(WHAS11) President Barack Obama will have bipartisan company on Air Force One as he travels to a speech in Cincinnati on Thursday, U.S. Senator Rand Paul (R-Ky) and U.S. Rep. John Yarmuth (D-Ky).
The emergency closure of Louisville's Sherman Minton Bridge, the span carrying I-64 drivers over the Ohio River, nearly two weeks ago is the galvanizing force. Both Paul, a darling of the Tea Party in his first year in office, and Yarmuth, an unapologetic liberal, say they will speak to the President about the bridge closure.
“The closure of this major transportation artery in Louisville has not only caused substantial hardship for commuters and local businesses, but has disrupted transportation and commerce for the entire region," Yarmuth said in a statement, "I am eager to discuss its impact as well as the critical need for infrastructure investment in Kentucky."
Despite the bipartisan call for a solution, political agendas are also apparent.
Mr. Obama is campaigning for his jobs plan in Ohio, a crucial swing state in his 2012 re-election bid. The backdrop for his speech is the Brent Spence Bridge, a "functionally obosolete" bridge which carries I-71 and I-75 traffic between Kentucky and Ohio.
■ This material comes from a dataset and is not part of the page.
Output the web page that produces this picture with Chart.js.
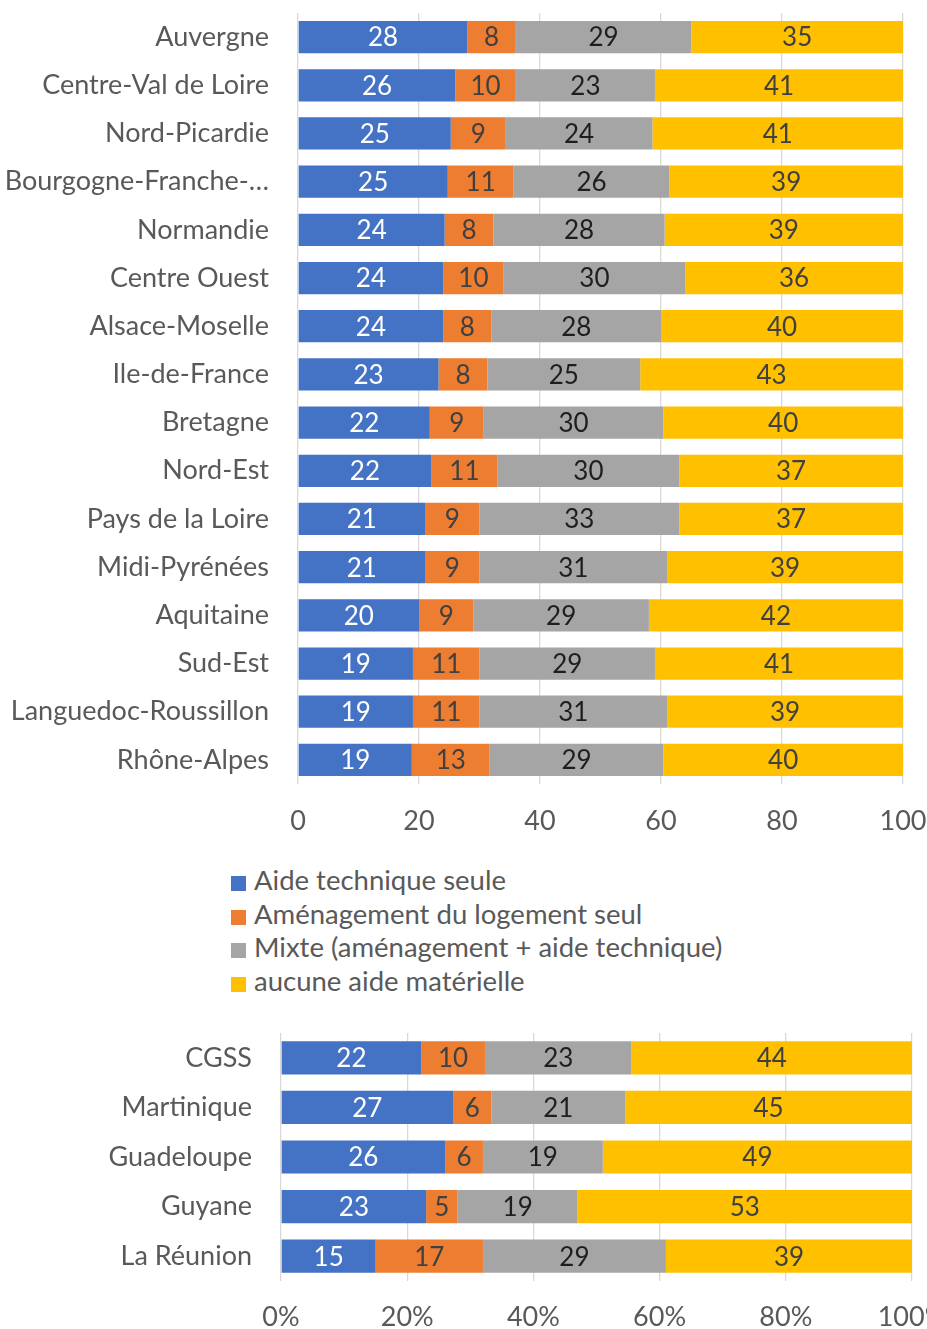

Yarmuth has suggested that the Sherman Minton Bridge is the poster child for Mr. Obama's jobs plan, which proposes hundreds of millions of dollars in infrastructure investment. On Saturday, Yarmuth said that the president is visiting the wrong bridge.
Paul is proposing an emergency bridge fund to be paid for by cutting money from projects Paul derides as frivolous and unnecessary, such as turtle tunnels, squirrel sanctuaries, movie theaters and flower beds.
“I am looking forward to speaking with the President in my home state to address the express need for attention to our nation's critical infrastructure needs," Paul said in a statement, "I will present him with my plan to prioritize these projects by freeing up funding to fix our broken roads and bridges, for which America’s businesses and commerce is so dependent."
Paul's plan also directs the Highway Funds Administrator to develop a national priority list for bridge and road repair emergencies and disburse the money based on the urgency of the project.
Louisville Mayor Greg Fischer (D) and Kentucky Governor Steve Beshear (D) are scheduled to speak with the president about regional infrastructure needs in separate meetings. Beshear is expected to speak with Mr. Obama at the Cincinnati Northern Kentucky International Airport in Hebron, Kentucky. Fischer is scheduled to meet with the president prior to the speech in Cincinnati, where the outdated Brent Spence Bridge will be the backdrop as the president rallies support for his jobs plan.
Fischer said his meeting with the president will probably last five to 15 minutes.
"We've got exhibit 'A' in Louisville terms of investing in infrastructure," Fischer said, "We didn't invest soon enough, so now 80,000 vehicles are not passing over that bridge soon enough. People are frustrated sitting in traffic. We should be focusing on the Sherman Minton bridge."
Also on the agenda is the Ohio River Bridges Project, the decades delayed construction plan suddenly thrust on the front burner.
One Kentucky politician who will be nowhere near the president on Thursday is Senate Minority Leader Mitch McConnell (R-Ky), who panned the bridge event on the Senate floor Wednesday morning.
“President Obama may think the best way to distract people from the challenges we face is to stand near a bridge in a swing state and pit one group of Americans against another, and hope his critics look bad if they don’t go along with him," McConnell said, "But I don’t think he’s fooling anybody."
While the President is not making a detour to Louisville on Thursday, top U.S. transportation officials will tour the Sherman Minton Bridge on Friday. U.S. Transportation Secretary Ray Lahood and Federal Highway Administrator Victor Mendez will join Paul and Yarmuth on the I-64 span.